BCA operates regular passenger flights aimed at the leisure market. It serves destinations throughout the Mainland as well as South Korea, Japan, the Maldives, Vietnam, Denmark, Spain, Japan and Thailand. The acquisition would have provided better synergies between Caissa Travel and BCA.

On Wednesday, Caissa said it would proceed with plans to raise eight billion yuan ($1.2 billion) through a private share placement to launch a Chinese outbound travel marketing platform. It intends to open more than 1,000 shops and malls and to boost cruise sales by establishing online and offline cruise experience centres in China and abroad, in partnership with international cruise operators.

Caissa investors objected the move, saying the value of their investment has been reduced after the failed BCA acquisition, while issuing new shares would further dilute the value of their holdings.

Overall, HNA Group’s appetite for growth appears undiminished. A report in The Wall Street Journal last week suggested the Haikou-headquartered conglomerate plans to take a controlling stake in Singapore logistics firm, CWT Ltd, for approximately $1 billion, with negotiations now “ongoing for several months”. At the end of 2015, HNA Group said it had assets of 600 billion yuan ($92.3 billion), including 1,100 aircraft serving nearly 700 domestic and international routes.

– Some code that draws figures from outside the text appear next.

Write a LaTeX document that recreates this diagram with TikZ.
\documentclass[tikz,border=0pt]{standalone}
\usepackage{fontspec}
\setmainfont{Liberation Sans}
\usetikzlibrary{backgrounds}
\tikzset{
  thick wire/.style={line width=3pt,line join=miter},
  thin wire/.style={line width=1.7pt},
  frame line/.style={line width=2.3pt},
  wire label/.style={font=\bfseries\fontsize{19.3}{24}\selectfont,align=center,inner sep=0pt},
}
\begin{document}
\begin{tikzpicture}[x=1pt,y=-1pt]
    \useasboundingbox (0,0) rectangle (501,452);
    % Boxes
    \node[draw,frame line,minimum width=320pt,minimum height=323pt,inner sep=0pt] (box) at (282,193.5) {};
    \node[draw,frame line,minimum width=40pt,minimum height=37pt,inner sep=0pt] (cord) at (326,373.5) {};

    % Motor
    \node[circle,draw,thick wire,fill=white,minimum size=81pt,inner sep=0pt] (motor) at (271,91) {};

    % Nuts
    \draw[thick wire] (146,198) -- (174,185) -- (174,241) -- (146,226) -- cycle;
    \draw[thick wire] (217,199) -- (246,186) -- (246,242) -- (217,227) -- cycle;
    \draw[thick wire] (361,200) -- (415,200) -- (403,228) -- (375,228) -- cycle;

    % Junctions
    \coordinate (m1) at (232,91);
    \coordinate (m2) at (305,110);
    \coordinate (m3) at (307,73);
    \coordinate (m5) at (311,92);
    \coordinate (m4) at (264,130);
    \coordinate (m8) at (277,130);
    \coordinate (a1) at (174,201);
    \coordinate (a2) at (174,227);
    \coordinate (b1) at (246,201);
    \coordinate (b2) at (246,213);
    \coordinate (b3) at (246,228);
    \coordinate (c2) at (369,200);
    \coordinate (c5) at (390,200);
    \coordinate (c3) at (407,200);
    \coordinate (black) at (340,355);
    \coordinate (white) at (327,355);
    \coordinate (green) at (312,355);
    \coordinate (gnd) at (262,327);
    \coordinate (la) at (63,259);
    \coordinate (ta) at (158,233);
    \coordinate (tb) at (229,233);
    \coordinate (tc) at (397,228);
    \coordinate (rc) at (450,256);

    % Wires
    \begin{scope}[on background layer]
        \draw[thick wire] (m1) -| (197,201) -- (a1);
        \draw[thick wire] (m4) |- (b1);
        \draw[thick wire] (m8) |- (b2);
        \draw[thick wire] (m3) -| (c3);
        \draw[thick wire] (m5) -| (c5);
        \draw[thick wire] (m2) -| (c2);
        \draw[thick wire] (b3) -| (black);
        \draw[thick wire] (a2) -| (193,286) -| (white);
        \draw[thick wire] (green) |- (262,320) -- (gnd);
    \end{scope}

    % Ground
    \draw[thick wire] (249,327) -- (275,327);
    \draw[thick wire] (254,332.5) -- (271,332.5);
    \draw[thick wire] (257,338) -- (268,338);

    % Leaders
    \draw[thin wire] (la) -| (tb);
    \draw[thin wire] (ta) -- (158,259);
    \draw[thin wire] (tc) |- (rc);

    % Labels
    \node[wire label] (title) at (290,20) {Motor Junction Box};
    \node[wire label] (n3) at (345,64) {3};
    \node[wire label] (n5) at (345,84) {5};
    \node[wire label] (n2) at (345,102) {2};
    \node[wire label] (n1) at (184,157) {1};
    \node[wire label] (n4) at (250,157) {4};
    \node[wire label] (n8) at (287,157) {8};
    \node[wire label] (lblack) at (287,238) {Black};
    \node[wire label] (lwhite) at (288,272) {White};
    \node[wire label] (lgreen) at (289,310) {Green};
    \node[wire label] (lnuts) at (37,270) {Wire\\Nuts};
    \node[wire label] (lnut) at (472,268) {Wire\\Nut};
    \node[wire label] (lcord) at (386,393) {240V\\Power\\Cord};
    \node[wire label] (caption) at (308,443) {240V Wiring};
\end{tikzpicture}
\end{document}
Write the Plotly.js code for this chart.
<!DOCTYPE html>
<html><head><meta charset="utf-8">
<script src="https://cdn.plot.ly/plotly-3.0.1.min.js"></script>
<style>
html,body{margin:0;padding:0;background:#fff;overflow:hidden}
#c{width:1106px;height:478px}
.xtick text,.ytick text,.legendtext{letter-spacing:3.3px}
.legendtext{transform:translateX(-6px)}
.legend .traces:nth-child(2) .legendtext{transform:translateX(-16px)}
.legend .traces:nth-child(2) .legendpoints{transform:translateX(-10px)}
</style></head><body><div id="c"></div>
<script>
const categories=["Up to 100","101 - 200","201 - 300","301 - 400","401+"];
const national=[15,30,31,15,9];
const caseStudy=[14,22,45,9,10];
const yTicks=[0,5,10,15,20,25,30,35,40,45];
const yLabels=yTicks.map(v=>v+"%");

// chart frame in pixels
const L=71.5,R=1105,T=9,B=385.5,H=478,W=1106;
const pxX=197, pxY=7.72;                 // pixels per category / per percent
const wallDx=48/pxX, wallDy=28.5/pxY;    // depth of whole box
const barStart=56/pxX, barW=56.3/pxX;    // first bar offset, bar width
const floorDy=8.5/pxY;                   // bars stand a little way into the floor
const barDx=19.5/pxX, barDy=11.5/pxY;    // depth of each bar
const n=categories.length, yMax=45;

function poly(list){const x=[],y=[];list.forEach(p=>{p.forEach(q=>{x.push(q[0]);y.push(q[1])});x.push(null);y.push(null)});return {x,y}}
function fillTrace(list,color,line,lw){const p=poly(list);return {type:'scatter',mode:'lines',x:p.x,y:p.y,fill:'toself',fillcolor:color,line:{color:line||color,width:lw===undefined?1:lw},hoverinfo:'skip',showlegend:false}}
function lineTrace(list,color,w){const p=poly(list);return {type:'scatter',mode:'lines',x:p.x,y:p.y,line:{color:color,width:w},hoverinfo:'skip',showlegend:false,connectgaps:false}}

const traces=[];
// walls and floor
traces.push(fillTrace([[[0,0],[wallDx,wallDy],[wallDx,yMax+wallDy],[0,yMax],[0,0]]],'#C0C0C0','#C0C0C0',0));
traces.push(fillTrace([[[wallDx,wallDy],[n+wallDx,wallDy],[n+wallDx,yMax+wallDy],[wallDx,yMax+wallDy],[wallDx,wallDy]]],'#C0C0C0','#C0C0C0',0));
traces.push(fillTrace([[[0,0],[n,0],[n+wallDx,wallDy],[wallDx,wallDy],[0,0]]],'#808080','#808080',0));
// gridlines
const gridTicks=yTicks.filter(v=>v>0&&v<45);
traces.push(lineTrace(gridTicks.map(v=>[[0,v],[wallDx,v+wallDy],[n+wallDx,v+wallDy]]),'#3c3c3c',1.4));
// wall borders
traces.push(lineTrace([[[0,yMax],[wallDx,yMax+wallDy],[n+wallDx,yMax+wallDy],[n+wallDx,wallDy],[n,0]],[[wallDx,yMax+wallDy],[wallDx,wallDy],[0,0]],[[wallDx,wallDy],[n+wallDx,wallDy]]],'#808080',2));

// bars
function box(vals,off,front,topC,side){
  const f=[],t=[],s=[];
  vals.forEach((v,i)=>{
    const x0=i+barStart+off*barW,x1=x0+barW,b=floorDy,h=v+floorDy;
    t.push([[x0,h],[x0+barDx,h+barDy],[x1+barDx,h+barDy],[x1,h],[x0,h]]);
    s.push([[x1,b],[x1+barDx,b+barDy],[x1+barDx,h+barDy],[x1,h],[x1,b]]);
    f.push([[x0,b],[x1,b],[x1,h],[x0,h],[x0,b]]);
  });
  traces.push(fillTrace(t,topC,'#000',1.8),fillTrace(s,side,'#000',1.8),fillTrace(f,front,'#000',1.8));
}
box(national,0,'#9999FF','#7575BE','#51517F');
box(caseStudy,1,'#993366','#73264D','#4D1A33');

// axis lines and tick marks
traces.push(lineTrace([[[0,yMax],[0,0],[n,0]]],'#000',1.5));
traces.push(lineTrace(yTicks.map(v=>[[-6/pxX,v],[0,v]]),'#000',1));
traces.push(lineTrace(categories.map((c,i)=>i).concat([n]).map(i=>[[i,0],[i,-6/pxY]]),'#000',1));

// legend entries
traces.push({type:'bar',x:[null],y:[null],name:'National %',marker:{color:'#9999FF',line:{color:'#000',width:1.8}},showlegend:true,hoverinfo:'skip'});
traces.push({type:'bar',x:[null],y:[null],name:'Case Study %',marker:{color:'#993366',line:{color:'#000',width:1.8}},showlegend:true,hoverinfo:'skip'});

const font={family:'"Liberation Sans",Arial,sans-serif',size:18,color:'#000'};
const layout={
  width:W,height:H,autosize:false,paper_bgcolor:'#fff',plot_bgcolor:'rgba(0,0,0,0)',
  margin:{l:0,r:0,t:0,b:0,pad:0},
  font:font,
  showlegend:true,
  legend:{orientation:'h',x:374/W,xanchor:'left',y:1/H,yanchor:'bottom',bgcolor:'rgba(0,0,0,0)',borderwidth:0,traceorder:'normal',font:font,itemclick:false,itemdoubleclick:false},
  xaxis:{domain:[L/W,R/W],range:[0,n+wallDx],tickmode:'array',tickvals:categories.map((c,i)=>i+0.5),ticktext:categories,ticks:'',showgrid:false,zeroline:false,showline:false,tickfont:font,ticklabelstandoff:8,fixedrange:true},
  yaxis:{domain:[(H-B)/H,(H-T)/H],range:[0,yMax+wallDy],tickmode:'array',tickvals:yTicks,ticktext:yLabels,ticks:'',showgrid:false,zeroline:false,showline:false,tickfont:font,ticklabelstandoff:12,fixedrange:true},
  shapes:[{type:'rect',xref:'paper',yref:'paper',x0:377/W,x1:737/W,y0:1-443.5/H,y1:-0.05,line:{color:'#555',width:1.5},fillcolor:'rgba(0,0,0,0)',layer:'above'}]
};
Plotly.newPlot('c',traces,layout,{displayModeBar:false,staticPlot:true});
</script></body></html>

In separate events, Aviation Industry Corporation of China (AVIC) – the Chinese state-owned aerospace and defence firm – on May 5 completed the acquisition of cabin interiors company, AIM Altitude, from investment house, TowerBrook Capital Partners. “AIM Altitude’s expertise in cabin interiors will further extend our core capabilities and international competitiveness,” said AVIC International VP, Xu Tongyu. Mark Edwards, CEO AIM Altitude added the company’s “operations would remain unchanged and it will continue operating under its existing name”.